There's an interesting Times article today on the latest form of outsourcing, and Greg Lastowka, who has written neat scholarship on the law of virtual worlds, blogs about it here. Essentially, large numbers of Chinese workers are employed playing videogames in virtual worlds for twelve hours a day, earning gold, weapons, and armor, which they then sell to Westerners who want virtual gold, weapons, and armor but have more real-world income than time or skill for gaming. If the Times has it right, then this has become a major industry in China.
All of this raises something of a puzzle: Why don't software developers cut out the middleman?

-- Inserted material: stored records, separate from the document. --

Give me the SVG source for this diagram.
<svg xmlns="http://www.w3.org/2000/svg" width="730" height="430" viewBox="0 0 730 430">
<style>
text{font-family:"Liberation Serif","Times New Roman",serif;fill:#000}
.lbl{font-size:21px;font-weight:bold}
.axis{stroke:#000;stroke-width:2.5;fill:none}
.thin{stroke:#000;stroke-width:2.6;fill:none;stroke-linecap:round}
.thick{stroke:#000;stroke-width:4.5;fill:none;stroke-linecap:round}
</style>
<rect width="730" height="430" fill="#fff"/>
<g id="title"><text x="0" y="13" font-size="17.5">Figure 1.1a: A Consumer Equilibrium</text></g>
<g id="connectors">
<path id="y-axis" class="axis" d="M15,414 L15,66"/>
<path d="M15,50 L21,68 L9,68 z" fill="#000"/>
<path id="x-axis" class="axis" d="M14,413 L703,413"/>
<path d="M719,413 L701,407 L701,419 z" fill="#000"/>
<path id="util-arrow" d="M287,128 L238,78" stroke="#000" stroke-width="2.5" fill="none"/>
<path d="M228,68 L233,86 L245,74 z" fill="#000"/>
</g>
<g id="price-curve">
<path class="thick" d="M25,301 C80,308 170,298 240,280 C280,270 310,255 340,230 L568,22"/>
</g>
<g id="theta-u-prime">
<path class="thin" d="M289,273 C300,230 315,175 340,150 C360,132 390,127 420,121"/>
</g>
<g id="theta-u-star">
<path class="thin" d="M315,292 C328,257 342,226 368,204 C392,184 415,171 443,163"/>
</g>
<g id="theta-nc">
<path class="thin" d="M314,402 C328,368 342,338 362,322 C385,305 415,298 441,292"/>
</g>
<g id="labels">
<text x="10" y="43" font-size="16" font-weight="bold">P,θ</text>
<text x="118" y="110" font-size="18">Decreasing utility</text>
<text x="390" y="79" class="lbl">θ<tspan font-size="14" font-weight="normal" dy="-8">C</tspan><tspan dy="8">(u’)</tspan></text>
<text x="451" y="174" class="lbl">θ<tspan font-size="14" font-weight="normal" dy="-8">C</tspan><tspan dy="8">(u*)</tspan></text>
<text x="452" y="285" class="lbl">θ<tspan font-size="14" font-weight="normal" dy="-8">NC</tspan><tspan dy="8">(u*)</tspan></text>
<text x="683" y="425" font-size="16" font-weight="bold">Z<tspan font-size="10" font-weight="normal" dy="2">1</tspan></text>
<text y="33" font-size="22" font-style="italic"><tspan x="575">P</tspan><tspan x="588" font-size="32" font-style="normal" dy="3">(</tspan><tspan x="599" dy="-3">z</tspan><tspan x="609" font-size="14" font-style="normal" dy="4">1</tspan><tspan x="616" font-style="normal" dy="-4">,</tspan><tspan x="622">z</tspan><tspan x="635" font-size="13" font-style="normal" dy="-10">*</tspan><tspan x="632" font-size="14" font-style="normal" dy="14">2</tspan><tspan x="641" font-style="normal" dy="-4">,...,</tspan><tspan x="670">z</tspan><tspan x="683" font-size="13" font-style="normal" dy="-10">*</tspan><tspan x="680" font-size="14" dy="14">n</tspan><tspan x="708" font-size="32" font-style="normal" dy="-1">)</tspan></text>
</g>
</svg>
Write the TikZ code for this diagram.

There is a sizeable revenue stream here that the developers are ceding to third parties. Moreover, the software developers have an enormous comparative advantage over the Chinese sweatshop gamers in that the developers can create gold, weapons, and armor with a few keystrokes, whereas the sweatshop gamers have to go out and earn the stuff by slaying dragons and the like. I understand that the spectacle of game developers selling armor to their customers might demoralize some customers with less disposable income, but the existence of a widely publicized black market for virtual currency should have much the same effect. Moreover, it's always been the case that kids with many quarters in their pockets could reach higher levels than poorer kids with better reflexes. (Gauntlet was the classic video arcade rich-kid quarter-sponge when I was a kid.) If the concern is rampant "gold inflation," then a developer could always credibly promise to limit the amount of manufactured gold made available via sale to its customers. I don't know a ton about this stuff, so I'll just pose a few questions to savvier readers: 1. The Times notes that Sony has tried to become the middleman in Everquest, by matching willing buyers and willing sellers, but are there software developers that have done a better job of tapping into this revenue stream directly by creating and selling gold, weapons, and armor?; 2. If so, how have consumers responded to this business method?; 3. If not, why hasn't some developer pursued this strategy more aggressively?